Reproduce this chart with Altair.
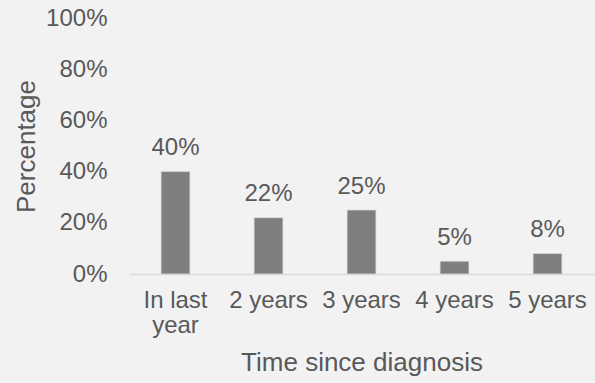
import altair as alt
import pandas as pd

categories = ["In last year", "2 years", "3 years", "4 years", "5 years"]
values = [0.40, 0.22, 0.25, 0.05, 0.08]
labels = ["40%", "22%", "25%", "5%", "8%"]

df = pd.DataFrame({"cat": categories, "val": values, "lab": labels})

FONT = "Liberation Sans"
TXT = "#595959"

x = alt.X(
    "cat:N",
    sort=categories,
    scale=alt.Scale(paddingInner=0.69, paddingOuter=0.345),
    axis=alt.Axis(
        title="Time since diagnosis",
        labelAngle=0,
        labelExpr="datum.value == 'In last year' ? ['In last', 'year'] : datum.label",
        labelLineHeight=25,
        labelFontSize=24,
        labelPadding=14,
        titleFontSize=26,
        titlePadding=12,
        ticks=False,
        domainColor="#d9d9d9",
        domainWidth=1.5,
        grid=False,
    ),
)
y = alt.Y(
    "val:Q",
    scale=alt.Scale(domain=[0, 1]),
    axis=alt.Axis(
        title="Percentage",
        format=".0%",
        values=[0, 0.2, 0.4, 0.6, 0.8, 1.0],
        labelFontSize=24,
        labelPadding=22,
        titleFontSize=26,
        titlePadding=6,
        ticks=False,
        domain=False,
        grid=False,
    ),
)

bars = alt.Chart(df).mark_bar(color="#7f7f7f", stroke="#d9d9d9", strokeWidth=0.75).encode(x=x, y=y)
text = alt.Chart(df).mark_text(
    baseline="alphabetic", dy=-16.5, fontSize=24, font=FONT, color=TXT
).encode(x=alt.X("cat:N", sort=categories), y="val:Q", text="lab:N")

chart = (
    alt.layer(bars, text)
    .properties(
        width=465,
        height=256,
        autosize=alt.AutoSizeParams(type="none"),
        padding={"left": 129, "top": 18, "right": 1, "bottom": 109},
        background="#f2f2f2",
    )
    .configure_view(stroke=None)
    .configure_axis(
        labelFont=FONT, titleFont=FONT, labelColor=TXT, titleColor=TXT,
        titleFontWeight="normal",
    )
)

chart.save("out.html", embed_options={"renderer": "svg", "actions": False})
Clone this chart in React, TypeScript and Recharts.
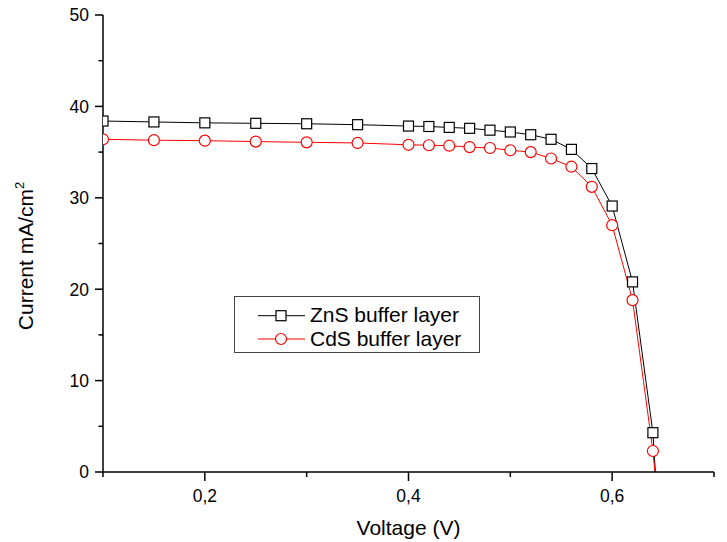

***

Identify the lines above that contain the word "this", then copy them.

Response below –
Reproduce this chart with Altair.
Clone this chart in React, TypeScript and Recharts.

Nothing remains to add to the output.